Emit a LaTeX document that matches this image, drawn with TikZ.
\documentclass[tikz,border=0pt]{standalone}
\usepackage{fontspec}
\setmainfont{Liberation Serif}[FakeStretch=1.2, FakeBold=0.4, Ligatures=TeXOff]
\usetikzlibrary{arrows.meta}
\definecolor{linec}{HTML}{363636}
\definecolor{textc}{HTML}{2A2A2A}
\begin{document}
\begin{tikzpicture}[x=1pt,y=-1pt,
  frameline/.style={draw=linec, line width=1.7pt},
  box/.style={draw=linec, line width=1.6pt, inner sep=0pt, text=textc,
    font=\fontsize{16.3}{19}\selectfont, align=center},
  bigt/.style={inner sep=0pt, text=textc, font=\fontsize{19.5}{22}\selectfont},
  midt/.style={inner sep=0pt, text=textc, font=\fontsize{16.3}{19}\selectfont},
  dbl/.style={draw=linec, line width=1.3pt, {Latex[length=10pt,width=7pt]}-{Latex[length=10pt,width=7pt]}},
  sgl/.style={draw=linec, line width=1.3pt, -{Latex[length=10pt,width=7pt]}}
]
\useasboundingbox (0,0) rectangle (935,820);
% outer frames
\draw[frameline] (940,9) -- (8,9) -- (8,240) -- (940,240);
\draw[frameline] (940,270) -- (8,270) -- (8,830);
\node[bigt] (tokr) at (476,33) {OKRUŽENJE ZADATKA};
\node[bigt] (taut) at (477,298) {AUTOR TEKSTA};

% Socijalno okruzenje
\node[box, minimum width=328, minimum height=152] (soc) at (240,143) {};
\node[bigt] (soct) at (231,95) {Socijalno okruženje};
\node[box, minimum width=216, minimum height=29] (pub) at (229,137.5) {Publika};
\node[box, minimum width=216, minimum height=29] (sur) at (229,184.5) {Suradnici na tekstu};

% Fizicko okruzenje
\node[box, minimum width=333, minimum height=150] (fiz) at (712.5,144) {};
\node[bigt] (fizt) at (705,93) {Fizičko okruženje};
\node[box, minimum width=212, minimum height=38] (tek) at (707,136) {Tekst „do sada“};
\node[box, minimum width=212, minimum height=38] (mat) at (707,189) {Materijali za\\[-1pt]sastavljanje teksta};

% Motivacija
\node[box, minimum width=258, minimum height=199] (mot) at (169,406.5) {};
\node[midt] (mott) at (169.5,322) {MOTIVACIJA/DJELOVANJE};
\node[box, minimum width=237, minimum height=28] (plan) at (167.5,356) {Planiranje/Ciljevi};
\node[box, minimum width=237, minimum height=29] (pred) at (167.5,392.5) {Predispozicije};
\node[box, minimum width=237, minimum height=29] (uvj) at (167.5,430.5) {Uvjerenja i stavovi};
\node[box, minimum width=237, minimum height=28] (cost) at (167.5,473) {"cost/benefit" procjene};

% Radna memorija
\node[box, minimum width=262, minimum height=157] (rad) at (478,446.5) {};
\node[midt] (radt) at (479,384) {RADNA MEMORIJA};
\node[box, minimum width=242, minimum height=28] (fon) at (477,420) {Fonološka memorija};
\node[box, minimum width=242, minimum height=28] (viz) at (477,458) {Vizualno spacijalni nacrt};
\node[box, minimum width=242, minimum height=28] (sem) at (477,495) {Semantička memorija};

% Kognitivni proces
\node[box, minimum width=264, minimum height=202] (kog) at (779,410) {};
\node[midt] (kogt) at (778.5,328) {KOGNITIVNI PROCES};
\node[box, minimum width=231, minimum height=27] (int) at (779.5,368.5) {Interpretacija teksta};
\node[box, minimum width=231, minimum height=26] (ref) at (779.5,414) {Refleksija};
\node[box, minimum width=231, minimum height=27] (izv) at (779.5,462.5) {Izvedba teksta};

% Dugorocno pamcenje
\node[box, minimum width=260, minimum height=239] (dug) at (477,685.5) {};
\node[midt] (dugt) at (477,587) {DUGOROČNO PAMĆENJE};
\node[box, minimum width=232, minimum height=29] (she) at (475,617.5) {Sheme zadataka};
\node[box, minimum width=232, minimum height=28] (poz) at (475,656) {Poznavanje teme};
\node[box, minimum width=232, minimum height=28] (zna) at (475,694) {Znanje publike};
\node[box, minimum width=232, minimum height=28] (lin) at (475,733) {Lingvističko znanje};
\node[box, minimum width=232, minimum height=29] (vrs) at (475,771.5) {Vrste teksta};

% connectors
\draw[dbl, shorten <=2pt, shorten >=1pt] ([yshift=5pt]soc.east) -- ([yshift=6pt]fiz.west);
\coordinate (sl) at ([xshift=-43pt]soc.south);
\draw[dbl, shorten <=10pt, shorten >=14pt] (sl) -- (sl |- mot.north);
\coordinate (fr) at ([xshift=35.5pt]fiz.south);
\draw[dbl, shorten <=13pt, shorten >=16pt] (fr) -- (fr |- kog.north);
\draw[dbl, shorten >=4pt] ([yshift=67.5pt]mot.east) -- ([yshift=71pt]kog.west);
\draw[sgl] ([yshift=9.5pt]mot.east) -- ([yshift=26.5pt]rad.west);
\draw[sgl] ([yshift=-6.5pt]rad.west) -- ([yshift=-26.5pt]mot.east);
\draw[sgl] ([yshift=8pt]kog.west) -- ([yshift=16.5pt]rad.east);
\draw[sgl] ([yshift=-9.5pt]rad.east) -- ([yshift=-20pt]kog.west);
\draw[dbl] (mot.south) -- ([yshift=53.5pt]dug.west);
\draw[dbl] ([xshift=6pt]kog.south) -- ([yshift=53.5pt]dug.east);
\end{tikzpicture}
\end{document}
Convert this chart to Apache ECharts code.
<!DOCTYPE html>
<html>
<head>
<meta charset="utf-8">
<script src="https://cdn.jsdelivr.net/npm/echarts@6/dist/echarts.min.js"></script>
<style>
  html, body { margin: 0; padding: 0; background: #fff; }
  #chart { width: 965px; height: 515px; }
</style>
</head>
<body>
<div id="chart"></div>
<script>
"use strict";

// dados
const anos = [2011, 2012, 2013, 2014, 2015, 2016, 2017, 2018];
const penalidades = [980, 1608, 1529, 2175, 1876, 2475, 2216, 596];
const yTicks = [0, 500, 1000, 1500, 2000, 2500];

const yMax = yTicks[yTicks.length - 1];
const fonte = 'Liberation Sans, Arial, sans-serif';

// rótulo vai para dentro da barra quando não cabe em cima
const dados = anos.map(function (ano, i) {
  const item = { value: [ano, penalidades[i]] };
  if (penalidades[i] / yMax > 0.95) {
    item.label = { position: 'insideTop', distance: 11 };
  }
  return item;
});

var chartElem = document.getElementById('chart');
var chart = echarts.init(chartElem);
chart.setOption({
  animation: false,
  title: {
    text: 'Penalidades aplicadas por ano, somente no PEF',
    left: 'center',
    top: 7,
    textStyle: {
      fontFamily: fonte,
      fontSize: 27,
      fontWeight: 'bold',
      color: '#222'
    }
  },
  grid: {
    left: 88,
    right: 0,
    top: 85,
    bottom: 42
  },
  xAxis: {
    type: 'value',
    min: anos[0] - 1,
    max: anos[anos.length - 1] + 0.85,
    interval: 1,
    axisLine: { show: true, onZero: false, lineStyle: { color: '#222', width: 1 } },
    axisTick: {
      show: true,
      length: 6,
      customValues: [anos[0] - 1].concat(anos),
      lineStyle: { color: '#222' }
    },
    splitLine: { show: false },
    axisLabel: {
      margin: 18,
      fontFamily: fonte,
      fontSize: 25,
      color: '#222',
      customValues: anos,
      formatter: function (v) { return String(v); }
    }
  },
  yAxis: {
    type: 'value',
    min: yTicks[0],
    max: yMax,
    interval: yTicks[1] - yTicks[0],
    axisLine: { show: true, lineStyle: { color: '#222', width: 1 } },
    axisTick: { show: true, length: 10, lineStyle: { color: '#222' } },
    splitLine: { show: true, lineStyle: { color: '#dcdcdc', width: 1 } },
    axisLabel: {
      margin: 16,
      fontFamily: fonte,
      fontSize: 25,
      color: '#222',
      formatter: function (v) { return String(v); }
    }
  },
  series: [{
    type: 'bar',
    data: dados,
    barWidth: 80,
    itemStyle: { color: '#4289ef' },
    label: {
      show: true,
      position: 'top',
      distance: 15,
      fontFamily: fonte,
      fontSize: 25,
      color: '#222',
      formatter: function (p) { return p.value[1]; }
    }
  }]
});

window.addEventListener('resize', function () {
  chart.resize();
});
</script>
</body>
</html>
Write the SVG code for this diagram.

======

■ Given request
Reproduce verbatim the range of lines that opens the records and closes with the line containing "minimum height=29] (sur)". Omit everything after it.

■ Correct output
Emit a LaTeX document that matches this image, drawn with TikZ.
\documentclass[tikz,border=0pt]{standalone}
\usepackage{fontspec}
\setmainfont{Liberation Serif}[FakeStretch=1.2, FakeBold=0.4, Ligatures=TeXOff]
\usetikzlibrary{arrows.meta}
\definecolor{linec}{HTML}{363636}
\definecolor{textc}{HTML}{2A2A2A}
\begin{document}
\begin{tikzpicture}[x=1pt,y=-1pt,
  frameline/.style={draw=linec, line width=1.7pt},
  box/.style={draw=linec, line width=1.6pt, inner sep=0pt, text=textc,
    font=\fontsize{16.3}{19}\selectfont, align=center},
  bigt/.style={inner sep=0pt, text=textc, font=\fontsize{19.5}{22}\selectfont},
  midt/.style={inner sep=0pt, text=textc, font=\fontsize{16.3}{19}\selectfont},
  dbl/.style={draw=linec, line width=1.3pt, {Latex[length=10pt,width=7pt]}-{Latex[length=10pt,width=7pt]}},
  sgl/.style={draw=linec, line width=1.3pt, -{Latex[length=10pt,width=7pt]}}
]
\useasboundingbox (0,0) rectangle (935,820);
% outer frames
\draw[frameline] (940,9) -- (8,9) -- (8,240) -- (940,240);
\draw[frameline] (940,270) -- (8,270) -- (8,830);
\node[bigt] (tokr) at (476,33) {OKRUŽENJE ZADATKA};
\node[bigt] (taut) at (477,298) {AUTOR TEKSTA};

% Socijalno okruzenje
\node[box, minimum width=328, minimum height=152] (soc) at (240,143) {};
\node[bigt] (soct) at (231,95) {Socijalno okruženje};
\node[box, minimum width=216, minimum height=29] (pub) at (229,137.5) {Publika};
\node[box, minimum width=216, minimum height=29] (sur) at (229,184.5) {Suradnici na tekstu};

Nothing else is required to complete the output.